Similar concurrences developed with questions on the budget, “entitlements,” campaign finance and the environment. Nary a difference amongst them, unlike the frisson generated when independent candidate Liz Matory crashed the Progressive Neighbors/Sierra Club debate on September 30th. She asked uncomfortable questions, and the structure of the debate, where candidates could question one another, forced the candidates to think on their feet.

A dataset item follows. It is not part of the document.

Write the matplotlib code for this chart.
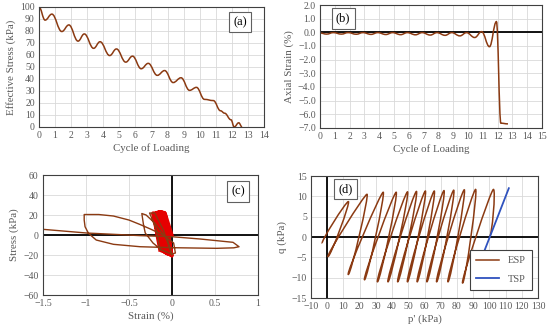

Admittedly, the winner of this seat will not get the “3 am phone call” with the fate of America on the line, but given the near-total dysfunction of Congress it would be nice to know that our representative could think quickly on her feet, with creativity and persuasiveness that was only occasionally on stage at this forum. There are other ways to structure future events - reporters asking questions and follow-ups, more candidates questioning one another, or even a series of Rachel Maddow-style, one-on-one discussions with questioners known for their tenacity in asking tough questions.
The missing element in the debate was discussed by The Washington Post’s Ruth Marcus in her column today (“Bernie Sanders highlights a critical division within the Democratic Party”). Ms. Marcus, reaching back to English lit with Jane Austen rather than Russian lit, talks about the “subtle and more interesting” contest between the governing ideologies of Clinton and Sanders. I don’t think the differences are subtle; I believe the issue of capital in the twenty first century, with the increasing wage and wealth disparities, threatens to tear this country apart in far more significant ways than Daesh (ISIS). And yet those issues rarely came up.
If any community can handle such subtle and not-so-subtle debates, it’s ours. We need to obviate the need for one candidate to beg another to be attacked just so he can get another thirty seconds to speak. Let’s let them really go at it and not only help us make a choice, but set a standard for other congressional districts as well.